What is that point in business where it is extremely difficult to generate new business/customers called?
Saturation works.
Saturated market might work even better. (https://en.wikipedia.org/wiki/Market_saturation) Means that there is no new business to be made in that particular market, a real zero profit situation if the business doesn't branch out to something else as well.
Market Pollution, or pollution simply can work too, although pollution is a passing thing.
(There probably are more alternatives.)
It looks as though you are asking for different things in different parts of the question.
1. Opposite of peaking. To peak means to reach to reach a maximum (Merriam-Webster). Then the opposite is to hit a minimum. You can use bottom out (M-W). But this suggest that sales may begin to recover in the near future, as in a cyclical business.
2. Example sentences. These state that sales are falling, not necessarily that they are rock bottom. So you could say business is declining or slumping (M-W). An example similar to yours:
Unfortunately, in the same two year period the Hays Asia Pacific business has slumped, with operating income down by nearly one third and operating profit nearly halved
3. Title. Here one can get the impression that the business simply stopped expanding, but that sales are holding on. We can then say that business matured or reached maturity (see this article or this other one).
Stagnate: (verb) to cease developing, progressing, moving, or advancing. Source
cease developing; become inactive or dull.
"Teaching can easily stagnate into a set of routines." Google search result
How about plummet?
: to fall suddenly straight down especially from a very high place
: to fall or drop suddenly in amount, value, etc.
M-W
For a candidate for a one-word antonym for "peak/peaked" in the business world there’s trough/troughed
trough verb (LOW LEVEL): to reach a low level, price, etc. before going up again: “The economy troughed six months ago and is now growing again.”

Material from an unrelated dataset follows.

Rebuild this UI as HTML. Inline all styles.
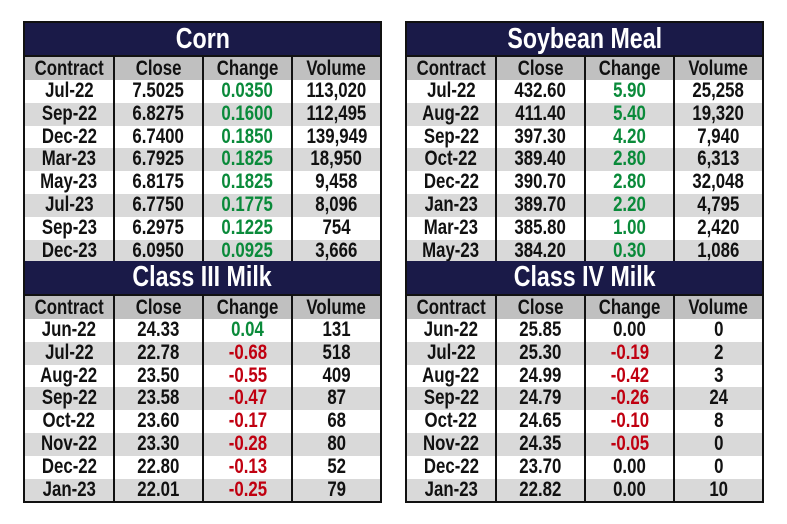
<!DOCTYPE html>
<html><head><meta charset="utf-8"><style>
body{margin:0;width:787px;height:524px;background:#fff;overflow:hidden;position:relative;font-family:"Liberation Sans",sans-serif;font-weight:bold}
.tbl{position:absolute;border:2px solid #111;box-sizing:border-box;background:#fff}
.title{position:absolute;left:0;right:0;background:#1a1a48;color:#fff;text-align:center;font-size:29px;border-bottom:2px solid #111;box-sizing:border-box}
.row{position:absolute;left:0;right:0;display:flex}
.c{box-sizing:border-box;text-align:center;font-size:21px;color:#111;border-right:2px solid #111;overflow:hidden;white-space:nowrap}
.c:last-child{border-right:none}
.c span,.title span{display:inline-block;transform:scaleX(0.8)}
.hdr{background:#c0c0c0}
.alt{background:#d9d9d9}
.g{color:#0a8a3a}.r{color:#c00010}
</style></head><body>
<script>
const cols=['Contract','Close','Change','Volume'];
const tables=[
{name:'Corn',x:23,y:21,sec:0,rows:[['Jul-22','7.5025','0.0350','113,020'],['Sep-22','6.8275','0.1600','112,495'],['Dec-22','6.7400','0.1850','139,949'],['Mar-23','6.7925','0.1825','18,950'],['May-23','6.8175','0.1825','9,458'],['Jul-23','6.7750','0.1775','8,096'],['Sep-23','6.2975','0.1225','754'],['Dec-23','6.0950','0.0925','3,666']]},
{name:'Soybean Meal',x:405,y:21,sec:0,rows:[['Jul-22','432.60','5.90','25,258'],['Aug-22','411.40','5.40','19,320'],['Sep-22','397.30','4.20','7,940'],['Oct-22','389.40','2.80','6,313'],['Dec-22','390.70','2.80','32,048'],['Jan-23','389.70','2.20','4,795'],['Mar-23','385.80','1.00','2,420'],['May-23','384.20','0.30','1,086']]},
{name:'Class III Milk',x:23,y:261,sec:1,rows:[['Jun-22','24.33','0.04','131'],['Jul-22','22.78','-0.68','518'],['Aug-22','23.50','-0.55','409'],['Sep-22','23.58','-0.47','87'],['Oct-22','23.60','-0.17','68'],['Nov-22','23.30','-0.28','80'],['Dec-22','22.80','-0.13','52'],['Jan-23','22.01','-0.25','79']]},
{name:'Class IV Milk',x:405,y:261,sec:1,rows:[['Jun-22','25.85','0.00','0'],['Jul-22','25.30','-0.19','2'],['Aug-22','24.99','-0.42','3'],['Sep-22','24.79','-0.26','24'],['Oct-22','24.65','-0.10','8'],['Nov-22','24.35','-0.05','0'],['Dec-22','23.70','0.00','0'],['Jan-23','22.82','0.00','10']]}
];
const W=359, widths=[90,89,89,87], RH=22.8;
tables.forEach(t=>{
 const d=document.createElement('div');
 d.className='tbl';
 
 
 const bottom=t.sec?503:263;
 d.style.cssText=`left:${t.x}px;top:${t.y}px;width:${W}px;height:${bottom-t.y}px;`+(t.sec?'border-top:none;':'border-bottom:none;');
 const ti=document.createElement('div');
 ti.className='title';
 
 
 const ts=document.createElement('span');
 ts.textContent=t.name;
 ti.appendChild(ts);
 const th=t.sec?35:34;
 ti.style.cssText=`top:0;height:${th}px;line-height:${th-2}px;`;
 d.appendChild(ti);
 const mk=(vals,y,h,cls,isHdr)=>{
  const r=document.createElement('div');
  r.className='row '+cls;
  
  
  r.style.cssText=`top:${y}px;height:${h}px;`;
  vals.forEach((v,i)=>{
   const c=document.createElement('div');
   c.className='c';
   
   
   if(!isHdr&&i==2){const n=parseFloat(v);if(n>0)c.classList.add('g');else if(n<0)c.classList.add('r');}
   c.style.cssText=`width:${widths[i]}px;line-height:${h}px;`;
   const s=document.createElement('span');
   s.textContent=v;
   c.appendChild(s);
   r.appendChild(c);
  });
  d.appendChild(r);
 };
 mk(cols,th,23,'hdr',true);
 t.rows.forEach((row,i)=>mk(row,th+23+i*RH,RH,i%2?'alt':'',false));
 document.body.appendChild(d);
});
</script>
</body></html>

(from Cambridge Dictionaries Online)
“… sales troughed in June 2009 and have been increasing since then.”
(example usage of “sales troughed” from ‘Business Statistics of the United States 2010: Patterns of Economic Change’ edited by Cornelia J. Strawser, via ‘Google Books’)

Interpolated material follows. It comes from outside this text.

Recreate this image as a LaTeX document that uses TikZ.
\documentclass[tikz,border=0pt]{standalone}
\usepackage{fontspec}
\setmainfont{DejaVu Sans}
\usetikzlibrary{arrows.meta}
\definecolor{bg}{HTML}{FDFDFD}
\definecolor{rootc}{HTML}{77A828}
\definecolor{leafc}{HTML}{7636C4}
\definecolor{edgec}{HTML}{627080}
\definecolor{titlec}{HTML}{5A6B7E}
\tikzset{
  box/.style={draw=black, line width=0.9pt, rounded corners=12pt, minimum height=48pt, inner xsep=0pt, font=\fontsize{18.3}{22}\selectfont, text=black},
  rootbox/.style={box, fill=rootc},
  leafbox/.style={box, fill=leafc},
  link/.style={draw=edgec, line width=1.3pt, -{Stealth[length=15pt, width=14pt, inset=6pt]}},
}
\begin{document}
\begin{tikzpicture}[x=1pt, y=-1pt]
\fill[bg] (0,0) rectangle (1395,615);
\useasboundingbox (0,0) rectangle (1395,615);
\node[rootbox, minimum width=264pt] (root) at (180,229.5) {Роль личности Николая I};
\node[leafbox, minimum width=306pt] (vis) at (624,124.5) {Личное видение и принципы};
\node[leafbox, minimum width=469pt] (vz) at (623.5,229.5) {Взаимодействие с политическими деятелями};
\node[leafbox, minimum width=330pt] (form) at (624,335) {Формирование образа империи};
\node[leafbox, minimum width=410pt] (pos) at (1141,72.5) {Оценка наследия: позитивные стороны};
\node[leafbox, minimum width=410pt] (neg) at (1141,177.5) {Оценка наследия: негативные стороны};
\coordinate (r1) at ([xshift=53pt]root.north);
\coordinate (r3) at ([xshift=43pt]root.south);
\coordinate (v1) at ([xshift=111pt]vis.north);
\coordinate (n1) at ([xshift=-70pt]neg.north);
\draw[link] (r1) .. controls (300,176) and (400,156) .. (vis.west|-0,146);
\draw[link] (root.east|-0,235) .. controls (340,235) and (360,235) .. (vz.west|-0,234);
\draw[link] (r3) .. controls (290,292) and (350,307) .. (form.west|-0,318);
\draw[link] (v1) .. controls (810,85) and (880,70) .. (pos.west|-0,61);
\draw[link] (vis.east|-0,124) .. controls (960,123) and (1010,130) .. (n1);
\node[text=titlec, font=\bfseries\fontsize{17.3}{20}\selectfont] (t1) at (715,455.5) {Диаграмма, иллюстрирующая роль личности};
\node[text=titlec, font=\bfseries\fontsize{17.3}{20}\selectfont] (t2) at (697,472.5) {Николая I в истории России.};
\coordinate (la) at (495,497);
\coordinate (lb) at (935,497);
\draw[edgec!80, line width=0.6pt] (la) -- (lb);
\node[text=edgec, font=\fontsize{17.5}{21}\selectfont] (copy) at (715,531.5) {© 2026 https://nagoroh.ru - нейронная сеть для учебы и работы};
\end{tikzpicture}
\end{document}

Just as it takes hindsight to confirm whether business has “peaked” (and is now going down), one can’t know for sure if business has “troughed” until a recovery is started and maintained; so it remains to be seen if the business you describe will remain stuck in its trough (seems very likely, alas), in which case (and regardless) Rathony’s “hit/touch bottom” would get my vote for the term you seek.